The Greaves Family and horses are almost synonymous. When Tony was born, his family was raising Shetland ponies and his granddad had horses before that. Of course previous to that, everyone who lived in the country depended on horses for transportation and for work. According to Tony's mother, he learned to walk by holding the halter of his first pony. Tony couldn’t say "dappled filly," calling her "Daffy," and it stuck. Daffy was his pony who he rode and drove until he went away to college.
People ask, “Why miniatures?” When Tony was in elementary school he had a “funny book” (later called “comic book”) about Bozo the Clown in which Bozo had a circus with animals so small that they were carried around in a briefcase and performed on a table top. Tony said, “That’s the size of animals that I want.” He hasn’t gotten them that small yet, but has certainly made headway with some of our smallest horses being 25”.
Our first miniature-sized pony was born in the spring of 1963, just months before Tony graduated from high school. While in college, Tony told his dad to keep Big Un, that first miniature, as long as he had land and horses. For many years, Big Un was a teaser for Flight 8 Farms, the Greaves family's Quarter Horse ranch. When the American Miniature Horse Association (AMHA) was founded in 1978, Big Un became our first registered miniature, fifteen years old and 31 inches tall.
After college and graduate school and a time performing in New York, Tony, Carol, and their daughter Lisa, returned to Texas to run Flight 8 Farms (Quarter Horses stud farm) for his family. During that time he started searching for miniature mares to accompany Big Un, who was still the teaser for all the Quarter Horse mares. While searching, Tony renewed friendship with his family’s friends Vern and Betty Brewer with whom he made several mini hunting trips. During one of those trips, Vern, Betty, and Tony discovered a future miniature legend, Orion-Light Van’t Huttenest.
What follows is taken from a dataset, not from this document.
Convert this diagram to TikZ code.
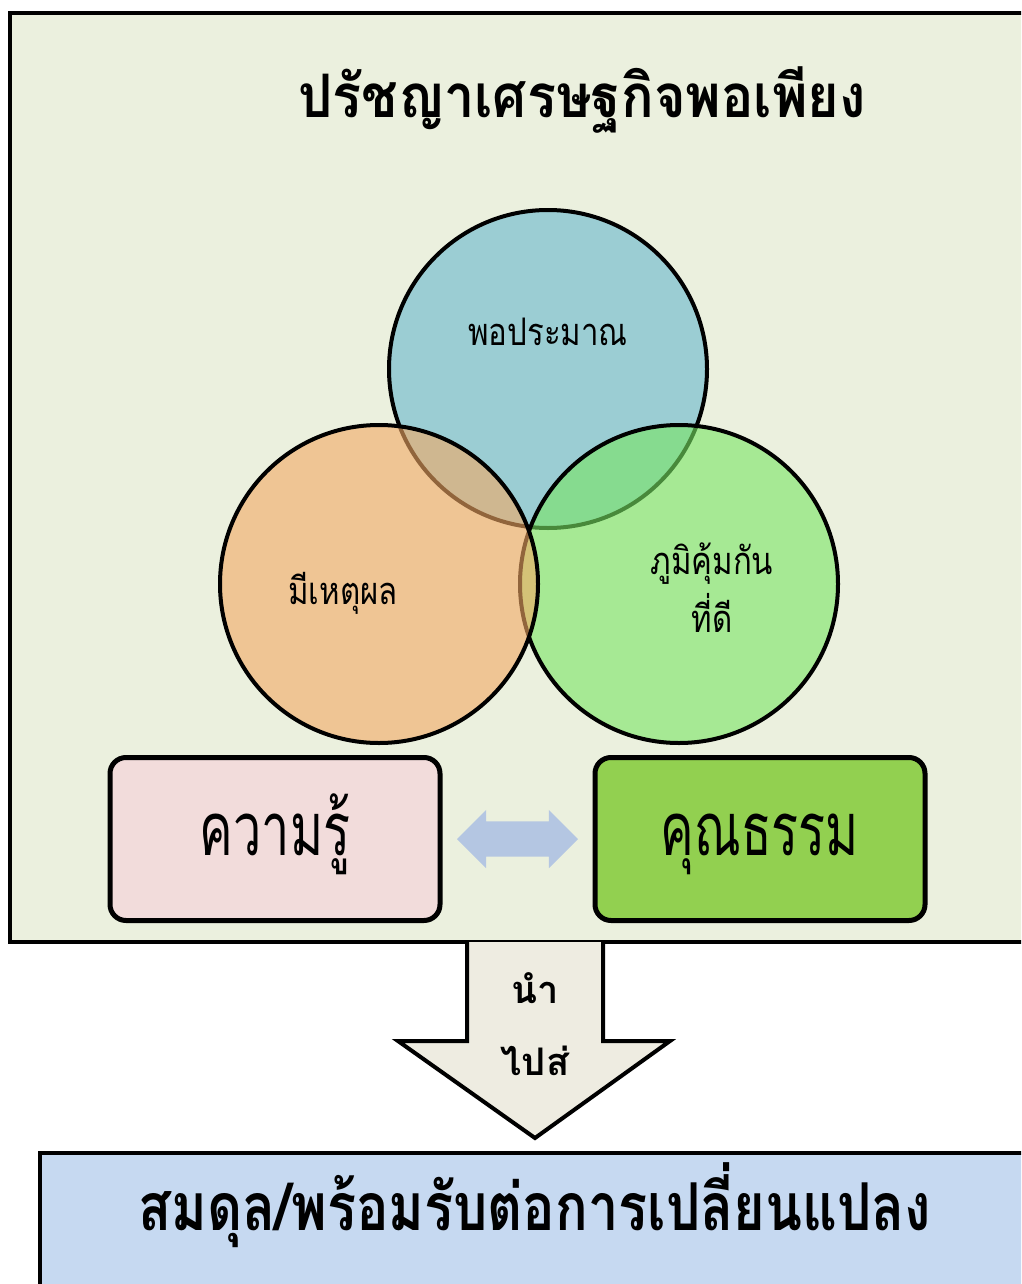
\documentclass[tikz,border=0pt]{standalone}
\usepackage{fontspec}
\newfontfamily\thaifont[Script=Thai]{Loma}
\newfontfamily\thaiwide[Script=Thai,FakeStretch=0.9]{Loma}
\newfontfamily\thaislim[Script=Thai,FakeStretch=0.82]{Loma}
\newfontfamily\thaicond[Script=Thai,FakeStretch=0.68]{Loma}
\usetikzlibrary{positioning, calc, shapes.arrows}

\definecolor{panelbg}{HTML}{EBF0DE}
\definecolor{moderate}{RGB}{102,182,204}
\definecolor{reason}{RGB}{243,169,100}
\definecolor{immune}{RGB}{120,229,99}
\definecolor{knowpink}{HTML}{F2DCDB}
\definecolor{virtuegreen}{HTML}{92D050}
\definecolor{linkblue}{HTML}{B4C6E2}
\definecolor{leadgray}{HTML}{EEECE1}
\definecolor{resultblue}{HTML}{C6D9F1}

\tikzset{
  pillar/.style={circle, draw=black, line width=4pt, fill opacity=0.6,
    draw opacity=1, minimum size=318pt, inner sep=0pt},
  pillartext/.style={font=\thaislim\fontsize{38}{58}\selectfont, align=center, anchor=base},
  valuebox/.style={draw=black, line width=5pt, rounded corners=16pt,
    minimum width=330pt, minimum height=163pt, inner sep=0pt,
    text height=50pt, text depth=18pt,
    font=\thaicond\fontsize{74}{90}\selectfont}
}

\begin{document}
\begin{tikzpicture}[x=1pt, y=-1pt]
  \clip (0,0) rectangle (1021,1284);
  \fill[white] (0,0) rectangle (1021,1284);

  % outer panel
  \draw[line width=4pt, fill=panelbg] (10,13) rectangle (1040,942);
  \node[font=\thaiwide\bfseries\fontsize{60}{70}\selectfont, anchor=base] (title)
    at (582,118) {ปรัชญาเศรษฐกิจพอเพียง};

  % three circles
  \node[pillar, fill=moderate] (mod) at (548,369) {};
  \node[pillar, fill=immune] (imm) at (679,584) {};
  \node[pillar, fill=reason] (rea) at (379,584) {};
  \node[pillartext] (modtext) at (548,345) {พอประมาณ};
  \node[pillartext] (reatext) at (343,604) {มีเหตุผล};
  \node[pillartext] (immtext) at (712,632) {ภูมิคุ้มกัน\\ที่ดี};

  % knowledge and virtue
  \node[valuebox, fill=knowpink] (know) at (275,839) {ความรู้};
  \node[valuebox, fill=virtuegreen] (virtue) at (760,839) {คุณธรรม};
  \node[double arrow, fill=linkblue, minimum height=121pt, inner xsep=0pt,
    inner ysep=17.5pt, double arrow head extend=11.5pt]
    (link) at ($(know.east)!0.5!(virtue.west)$) {};

  % leads to
  \draw[line width=4pt, fill=leadgray, miter limit=20]
    (467,942) -- (467,1041) -- (398,1041) -- (535,1138)
    -- (670,1041) -- (603,1041) -- (603,942);
  \node[font=\thaifont\bfseries\fontsize{38}{72}\selectfont, align=center, anchor=base]
    (lead) at (535,1075) {นำ\\ไปส่};

  % result
  \draw[line width=4pt, fill=resultblue] (40,1153) rectangle (1040,1300);
  \node[font=\thaislim\bfseries\fontsize{66}{70}\selectfont, anchor=base] (result)
    at (535,1230) {สมดุล/พร้อมรับต่อการเปลี่ยนแปลง};
\end{tikzpicture}
\end{document}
Tony bought several small herds of miniatures during the growth phase of building the ranch, which the first few years was known as Flight 8, then Greaves’ Miniature Horses. Eventually, Carol came up with the name "Little America" and it stuck.
Fourteen years after Lisa was born, our second daughter, Lauren, was born and we gave her a filly. From that grew Lauren’s part of the herd, which usually numbers between twenty and thirty head. For kids, take a look at Lauren's Mini Fun Page to see pictures of her growing up with the miniatures. Lauren started showing when she was three and continues to this day with the same love for showing that her dad has. While she was in high school, we put together A Mini Memoir for her English class, a fun read about both of us growing up with horses.
We have two grandchildren and continuing the tradition, they were given a filly the day after they were born. Our grandson, Grayson’s first miniature was Little America’s D S Grayson’s Girl and our granddaughter Ella’s was Little America’s Terrific Gabriella. Both mares are progeny of our first really tiny mare, Crescent’s Melodee, who their mother, Lisa, showed when she was a little girl. Unfortunately our grandchildren live in New York, but they enjoy their horses when they visit Texas: A Day With Grandaddy.
So you see that we are not just in miniatures because of a current fad, but because of a multi-generational love of horses.